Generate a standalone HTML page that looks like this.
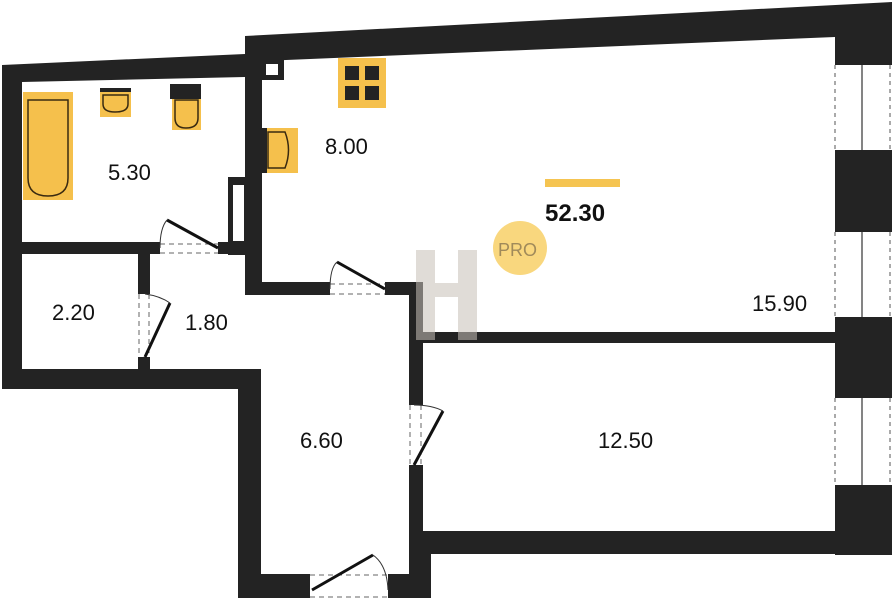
<!DOCTYPE html><html><head><style>body{margin:0;background:#fff}svg{display:block}text{font-family:"Liberation Sans",sans-serif;font-size:22px;fill:#111}</style></head><body>
<svg width="892" height="600" viewBox="0 0 892 600">
<g fill="#232323">
<polygon points="2,65 245,54 245,77 22,82 22,388 2,388"/>
<polygon points="245,36 892,2 892,555 835,555 835,37 262,61 262,282 245,282"/>
<rect x="2" y="369" width="259" height="20"/>
<rect x="238" y="369" width="23" height="229"/>
<rect x="238" y="574" width="72" height="24"/>
<rect x="388" y="574" width="43" height="24"/>
<rect x="409" y="531" width="22" height="67"/>
<rect x="409" y="531" width="483" height="23"/>
<rect x="409" y="282" width="14" height="123"/>
<rect x="409" y="465" width="14" height="66"/>
<rect x="415" y="332" width="420" height="11"/>
<rect x="245" y="282" width="85" height="13"/>
<rect x="385" y="282" width="38" height="13"/>
<rect x="228" y="177" width="19" height="78"/>
<rect x="2" y="242" width="158" height="12"/>
<rect x="218" y="242" width="30" height="12"/>
<rect x="138" y="242" width="12" height="52"/>
<rect x="138" y="357" width="12" height="13"/>
<rect x="262" y="60" width="22" height="20"/>
</g>
<rect x="233" y="185" width="11" height="56" fill="#fff"/>
<rect x="266" y="64" width="12" height="11" fill="#fff"/>
<g fill="#fff"><rect x="835" y="65" width="57" height="85"/><rect x="835" y="232" width="57" height="85"/><rect x="835" y="398" width="57" height="87"/></g>
<g stroke="#555" stroke-dasharray="4,4" fill="none"><path d="M835 65V150M890 65V150M835 232V317M890 232V317M835 398V485M890 398V485"/></g>
<g stroke="#333" stroke-width="1.2"><path d="M862 65V150M862 232V317M862 398V485"/></g>
<g stroke="#666" stroke-dasharray="5,4" fill="none"><path d="M160 244H218M160 253H218M330 284H385M330 294H385M139 294V357M149 294V357M410 405V465M421 405V465M310 575H388M310 597H388"/></g>
<g stroke="#111" stroke-width="3"><path d="M218 248L167 220M385 289L337 262M145 357L170 303M414 465L443 411M312 590L373 555"/></g>
<g stroke="#333" fill="none" stroke-width="1"><path d="M160 248Q160 228 167 220M330 289Q330 268 337 262M145 294Q160 296 170 303M414 405Q432 405 443 411M388 590Q387 565 373 555"/></g>
<g fill="#F5C04C" stroke="#3a2a10" stroke-width="1.5">
<rect x="23" y="92" width="50" height="108" stroke="none"/>
<path d="M28 100H68V178Q68 196 48 196Q28 196 28 178Z" fill="none"/>
<rect x="100" y="88" width="31" height="29" stroke="none"/>
<path d="M103 95H128V104Q128 112 115 112Q103 112 103 104Z" fill="none"/>
<rect x="172" y="84" width="29" height="46" stroke="none"/>
<path d="M175 100H198V118Q198 128 186 128Q175 128 175 118Z" fill="none"/>
<rect x="338" y="58" width="48" height="50" stroke="none"/>
<rect x="262" y="128" width="36" height="45" stroke="none"/>
<path d="M268 132H285Q292 150 285 168H268Z" fill="none"/>
</g>
<rect x="170" y="84" width="31" height="15" fill="#232323"/>
<rect x="100" y="88" width="31" height="4" fill="#232323"/>
<g fill="#232323"><rect x="345" y="66" width="14" height="14"/><rect x="365" y="66" width="14" height="14"/><rect x="345" y="86" width="14" height="14"/><rect x="365" y="86" width="14" height="14"/><rect x="262" y="128" width="5" height="45"/></g>
<g fill="#c8c0b8" opacity="0.55"><rect x="416" y="250" width="19" height="90"/><rect x="458" y="250" width="19" height="90"/><rect x="435" y="283" width="23" height="14"/></g>
<rect x="545" y="179" width="75" height="8" fill="#F5C451"/>
<text x="545" y="221" style="font-weight:bold;font-size:24px">52.30</text>
<circle cx="520" cy="248" r="27" fill="#F9D77E"/>
<text x="498" y="256" style="font-size:18px;fill:#a08a5a">PRO</text>
<text x="108" y="180">5.30</text>
<text x="325" y="154">8.00</text>
<text x="752" y="311">15.90</text>
<text x="52" y="320">2.20</text>
<text x="185" y="330">1.80</text>
<text x="300" y="448">6.60</text>
<text x="598" y="448">12.50</text>
</svg></body></html>
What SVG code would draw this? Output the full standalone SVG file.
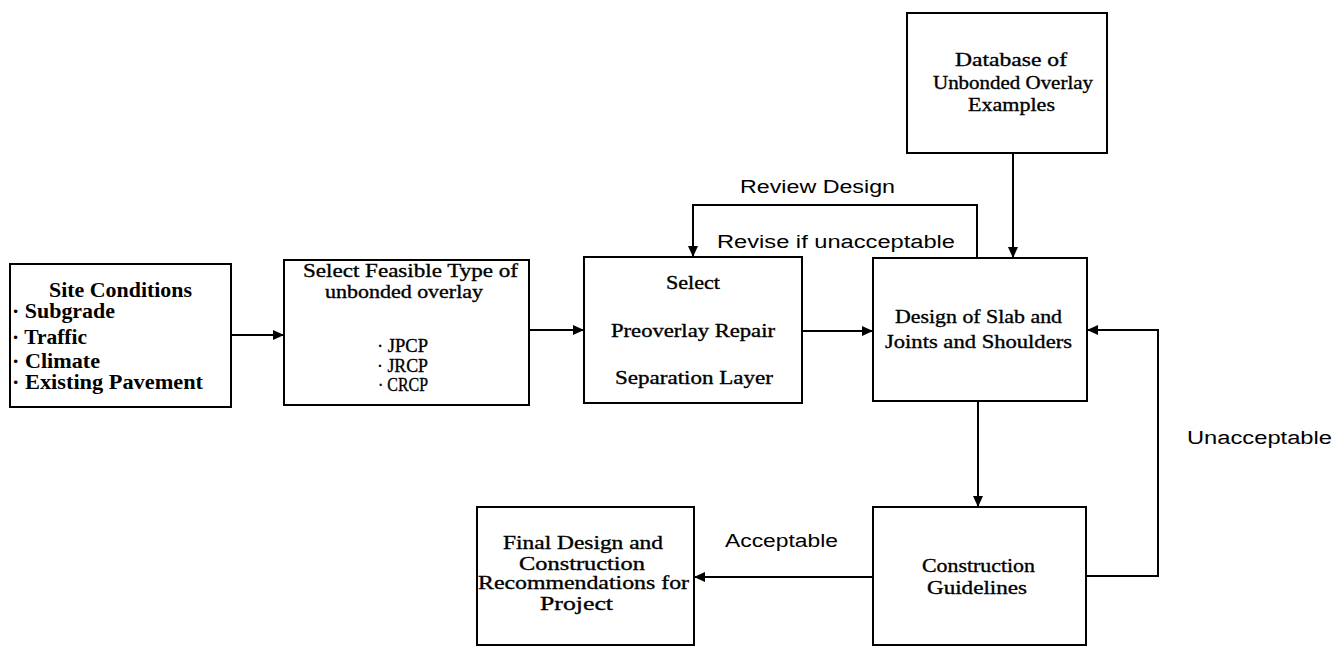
<svg xmlns="http://www.w3.org/2000/svg" width="1335" height="648" viewBox="0 0 1335 648">
<style>
.box{fill:#fff;stroke:#000;stroke-width:2}
.ln{fill:none;stroke:#000;stroke-width:2}
.sf{font-family:"Liberation Serif","Times New Roman",serif;font-size:19px;fill:#000;stroke:#000;stroke-width:0.35}
.sb{font-family:"Liberation Serif","Times New Roman",serif;font-size:20px;font-weight:bold;fill:#000}
.ss{font-family:"Liberation Sans",Arial,sans-serif;font-size:18px;fill:#000}
</style>
<defs>
<marker id="ah" markerUnits="userSpaceOnUse" markerWidth="12" markerHeight="10" refX="11" refY="5" orient="auto">
<path d="M0,0 L11,5 L0,10 Z" fill="#000"/>
</marker>
</defs>
<rect width="1335" height="648" fill="#fff"/>
<g id="connectors">
<line class="ln" x1="230" y1="335" x2="284" y2="335" marker-end="url(#ah)"/>
<line class="ln" x1="529" y1="330" x2="584" y2="330" marker-end="url(#ah)"/>
<line class="ln" x1="802" y1="331" x2="873" y2="331" marker-end="url(#ah)"/>
<line class="ln" x1="1013" y1="153" x2="1013" y2="258" marker-end="url(#ah)"/>
<polyline class="ln" points="977,258 977,205 693,205 693,257" marker-end="url(#ah)"/>
<line class="ln" x1="978" y1="401" x2="978" y2="507" marker-end="url(#ah)"/>
<line class="ln" x1="873" y1="577" x2="694" y2="577" marker-end="url(#ah)"/>
<polyline class="ln" points="1086,576 1158,576 1158,330 1087,330" marker-end="url(#ah)"/>
<text class="ss" x="740" y="193" textLength="155" lengthAdjust="spacingAndGlyphs">Review Design</text>
<text class="ss" x="717" y="248" textLength="238" lengthAdjust="spacingAndGlyphs">Revise if unacceptable</text>
<text class="ss" x="725" y="547" textLength="113" lengthAdjust="spacingAndGlyphs">Acceptable</text>
<text class="ss" x="1187" y="444" textLength="145" lengthAdjust="spacingAndGlyphs">Unacceptable</text>
</g>
<g id="site">
<rect class="box" x="10" y="264" width="221" height="143"/>
<text class="sb" x="49" y="297" textLength="143" lengthAdjust="spacingAndGlyphs">Site Conditions</text>
<text class="sb" x="12" y="318" textLength="103" lengthAdjust="spacingAndGlyphs">· Subgrade</text>
<text class="sb" x="12" y="344" textLength="75" lengthAdjust="spacingAndGlyphs">· Traffic</text>
<text class="sb" x="12" y="368" textLength="88" lengthAdjust="spacingAndGlyphs">· Climate</text>
<text class="sb" x="12" y="389" textLength="191" lengthAdjust="spacingAndGlyphs">· Existing  Pavement</text>
</g>
<g id="feasible">
<rect class="box" x="284" y="260" width="245" height="145"/>
<text class="sf" x="303" y="277" font-size="18" textLength="215" lengthAdjust="spacingAndGlyphs">Select Feasible Type of</text>
<text class="sf" x="325" y="298" font-size="18" textLength="158" lengthAdjust="spacingAndGlyphs">unbonded overlay</text>
<text class="sf" x="377" y="352" textLength="51" lengthAdjust="spacingAndGlyphs">· JPCP</text>
<text class="sf" x="377" y="372" textLength="51" lengthAdjust="spacingAndGlyphs">· JRCP</text>
<text class="sf" x="378" y="391" textLength="50" lengthAdjust="spacingAndGlyphs">· CRCP</text>
</g>
<g id="preoverlay">
<rect class="box" x="584" y="257" width="218" height="146"/>
<text class="sf" x="666" y="289" textLength="54" lengthAdjust="spacingAndGlyphs">Select</text>
<text class="sf" x="611" y="337" textLength="164" lengthAdjust="spacingAndGlyphs">Preoverlay Repair</text>
<text class="sf" x="615" y="384" textLength="158" lengthAdjust="spacingAndGlyphs">Separation Layer</text>
</g>
<g id="database">
<rect class="box" x="907" y="13" width="200" height="140"/>
<text class="sf" x="955" y="66" textLength="112" lengthAdjust="spacingAndGlyphs">Database of</text>
<text class="sf" x="933" y="89" textLength="160" lengthAdjust="spacingAndGlyphs">Unbonded Overlay</text>
<text class="sf" x="968" y="111" textLength="87" lengthAdjust="spacingAndGlyphs">Examples</text>
</g>
<g id="design">
<rect class="box" x="873" y="258" width="214" height="143"/>
<text class="sf" x="895" y="323" textLength="167" lengthAdjust="spacingAndGlyphs">Design of Slab and</text>
<text class="sf" x="885" y="348" textLength="187" lengthAdjust="spacingAndGlyphs">Joints and Shoulders</text>
</g>
<g id="construction">
<rect class="box" x="873" y="507" width="213" height="138"/>
<text class="sf" x="922" y="572" textLength="113" lengthAdjust="spacingAndGlyphs">Construction</text>
<text class="sf" x="927" y="594" textLength="100" lengthAdjust="spacingAndGlyphs">Guidelines</text>
</g>
<g id="final">
<rect class="box" x="477" y="507" width="217" height="138"/>
<text class="sf" x="503" y="549" textLength="160" lengthAdjust="spacingAndGlyphs">Final Design and</text>
<text class="sf" x="519" y="570" textLength="126" lengthAdjust="spacingAndGlyphs">Construction</text>
<text class="sf" x="478" y="589" textLength="211" lengthAdjust="spacingAndGlyphs">Recommendations for</text>
<text class="sf" x="540" y="610" textLength="73" lengthAdjust="spacingAndGlyphs">Project</text>
</g>
</svg>
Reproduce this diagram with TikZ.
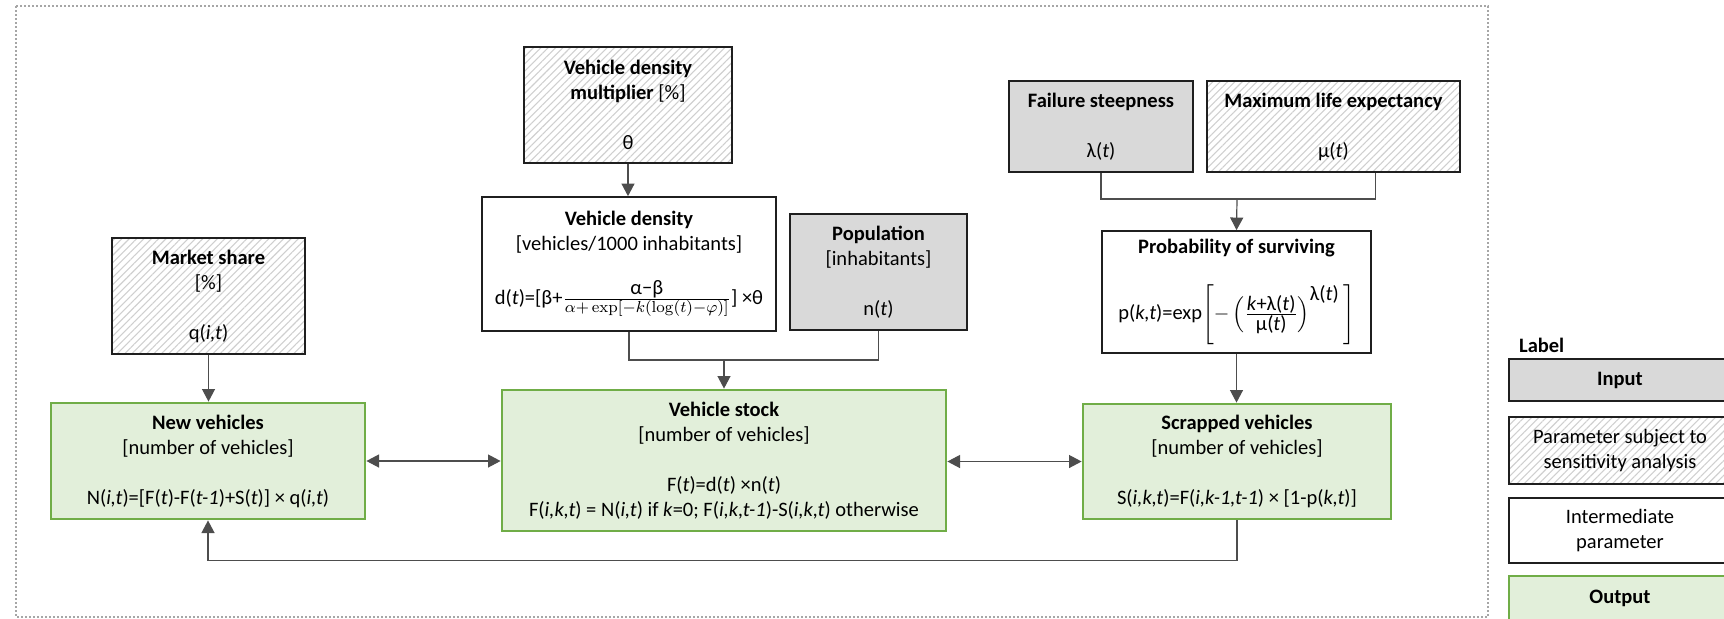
\documentclass[tikz,border=0pt]{standalone}
\usepackage{amsmath}
\usepackage[no-math]{fontspec}
\setmainfont{Carlito}
\usepackage{tikz}
\usetikzlibrary{arrows.meta}
\usetikzlibrary{patterns.meta}
\usetikzlibrary{calc}

\definecolor{inputgrey}{HTML}{D9D9D9}
\definecolor{outgreen}{HTML}{E2EFDA}
\definecolor{outborder}{HTML}{70AD47}
\definecolor{hatchgrey}{HTML}{CFCFCF}
\definecolor{framegrey}{HTML}{A6A6A6}
\definecolor{linkgrey}{HTML}{4D4D4D}

\tikzset{
  box/.style={draw=black!88, line width=0.85pt, inner sep=0pt, align=center,
    font=\fontsize{10.25pt}{12.5pt}\selectfont},
  inputbox/.style={box, fill=inputgrey},
  sensbox/.style={box, pattern={Lines[angle=45,distance=2.6pt,line width=0.55pt]},
    pattern color=hatchgrey},
  interbox/.style={box, fill=white},
  outbox/.style={box, draw=outborder, line width=1.4pt, fill=outgreen},
  link/.style={draw=linkgrey, line width=0.6pt},
}

\newcommand{\gapline}{\\[12.5pt]}

\begin{document}
\begin{tikzpicture}[x=0.5pt, y=-0.5pt, >={Triangle[length=6.3pt,width=6.5pt]}]
      \path[use as bounding box] (0, 0) rectangle (1724, 618);
      \clip (0, 0) rectangle (1724, 618);

      % frame round the model
      \draw[framegrey, line width=0.6pt, dash pattern=on 1pt off 1pt] (16, 6) rectangle (1488, 617);

      % inputs and parameters
      \node[sensbox, minimum width=104pt, minimum height=58pt] (mult) at (628, 105)
        {\textbf{Vehicle density}\\\textbf{multiplier} {[}\%{]}\gapline θ};
      \node[interbox, minimum width=147pt, minimum height=67pt] (dens) at (629, 264)
        {\textbf{Vehicle density}\\{[}vehicles/1000 inhabitants{]}\gapline
         d(\textit{t})={[}β+$\frac{\mbox{α−β}}{\mbox{\footnotesize$\alpha{+}\exp[{-}k(\log(t){-}\varphi)]$}}$] ×θ};
      \node[inputbox, minimum width=88.5pt, minimum height=58pt] (pop) at (878.5, 272)
        {\textbf{Population}\\{[}inhabitants{]}\gapline n(\textit{t})};
      \node[sensbox, minimum width=96.5pt, minimum height=58pt] (mshare) at (208.5, 296)
        {\textbf{Market share}\\{[}\%{]}\gapline q(\textit{i,t})};
      \node[inputbox, minimum width=92pt, minimum height=45.5pt] (fail) at (1101, 126.5)
        {\textbf{Failure steepness}\gapline λ(\textit{t})};
      \node[sensbox, minimum width=126.5pt, minimum height=45.5pt] (life) at (1333.5, 126.5)
        {\textbf{Maximum life expectancy}\gapline μ(\textit{t})};
      \node[interbox, minimum width=134.5pt, minimum height=61pt] (prob) at (1236.5, 292)
        {\textbf{Probability of surviving}\gapline
         p(\textit{k,t})=exp$\left[-\left(\frac{\mbox{\textit{k}+λ(\textit{t})}}{\mbox{μ(\textit{t})}}\right)^{\mbox{λ(\textit{t})}}\,\right]$};

      % outputs
      \node[outbox, minimum width=157pt, minimum height=58pt] (newv) at (208, 461)
        {\textbf{New vehicles}\\{[}number of vehicles{]}\gapline
         N(\textit{i,t})={[}F(\textit{t})-F(\textit{t-1})+S(\textit{t})] × q(\textit{i,t})};
      \node[outbox, minimum width=222pt, minimum height=70.5pt] (stock) at (724, 460.5)
        {\textbf{Vehicle stock}\\{[}number of vehicles{]}\gapline
         F(\textit{t})=d(\textit{t}) ×n(\textit{t})\\
         F(\textit{i,k,t}) = N(\textit{i,t}) if \textit{k}=0; F(\textit{i,k,t-1})-S(\textit{i,k,t}) otherwise};
      \node[outbox, minimum width=154pt, minimum height=57.5pt] (scrap) at (1237, 461.5)
        {\textbf{Scrapped vehicles}\\{[}number of vehicles{]}\gapline
         S(\textit{i,k,t})=F(\textit{i,k-1,t-1}) × {[}1-p(\textit{k,t})]};

      % connectors
      \coordinate (denspop) at (724, 360);
      \coordinate (faillife) at (1237, 199);
      \draw[link, ->] (mult.south) -- (mult.south |- dens.north);
      \draw[link] (dens.south) |- (denspop) -| (pop.south);
      \draw[link, ->] (denspop) -- (stock.north);
      \draw[link] (fail.south) |- (faillife) -| ([xshift=21pt]life.south);
      \draw[link, ->] (faillife) -- (prob.north);
      \draw[link, ->] (prob.south) -- (prob.south |- scrap.north);
      \draw[link, ->] (mshare.south) -- (mshare.south |- newv.north);
      \draw[link, <->] (newv.east) -- (newv.east -| stock.west);
      \draw[link, <->] (stock.east |- scrap.west) -- (scrap.west);
      \draw[link, ->] (scrap.south) -- ++(0, 40) -| (newv.south);

      % legend
      \node[anchor=west, font=\fontsize{10.25pt}{12.5pt}\selectfont\bfseries] (legtitle) at (1512, 345) {Label};
      \node[inputbox, minimum width=111pt, minimum height=21pt] (leginput) at (1620, 380) {\textbf{Input}};
      \node[sensbox, minimum width=111pt, minimum height=33.5pt] (legsens) at (1620, 450.5)
        {Parameter subject to\\sensitivity analysis};
      \node[interbox, minimum width=111pt, minimum height=32.5pt] (leginter) at (1620, 530.5)
        {Intermediate\\parameter};
      \node[outbox, minimum width=111pt, minimum height=22pt] (legout) at (1620, 598) {\textbf{Output}};
    \end{tikzpicture}
\end{document}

Work to be completed: Copy out only the lines from the one containing "Reproduce this diagram with TikZ." through the one containing "rectangle (1488, 617);", exactly, with both ends. Any picture is left out.

Task response:
Reproduce this diagram with TikZ.
\documentclass[tikz,border=0pt]{standalone}
\usepackage{amsmath}
\usepackage[no-math]{fontspec}
\setmainfont{Carlito}
\usepackage{tikz}
\usetikzlibrary{arrows.meta}
\usetikzlibrary{patterns.meta}
\usetikzlibrary{calc}

\definecolor{inputgrey}{HTML}{D9D9D9}
\definecolor{outgreen}{HTML}{E2EFDA}
\definecolor{outborder}{HTML}{70AD47}
\definecolor{hatchgrey}{HTML}{CFCFCF}
\definecolor{framegrey}{HTML}{A6A6A6}
\definecolor{linkgrey}{HTML}{4D4D4D}

\tikzset{
  box/.style={draw=black!88, line width=0.85pt, inner sep=0pt, align=center,
    font=\fontsize{10.25pt}{12.5pt}\selectfont},
  inputbox/.style={box, fill=inputgrey},
  sensbox/.style={box, pattern={Lines[angle=45,distance=2.6pt,line width=0.55pt]},
    pattern color=hatchgrey},
  interbox/.style={box, fill=white},
  outbox/.style={box, draw=outborder, line width=1.4pt, fill=outgreen},
  link/.style={draw=linkgrey, line width=0.6pt},
}

\newcommand{\gapline}{\\[12.5pt]}

\begin{document}
\begin{tikzpicture}[x=0.5pt, y=-0.5pt, >={Triangle[length=6.3pt,width=6.5pt]}]
      \path[use as bounding box] (0, 0) rectangle (1724, 618);
      \clip (0, 0) rectangle (1724, 618);

      % frame round the model
      \draw[framegrey, line width=0.6pt, dash pattern=on 1pt off 1pt] (16, 6) rectangle (1488, 617);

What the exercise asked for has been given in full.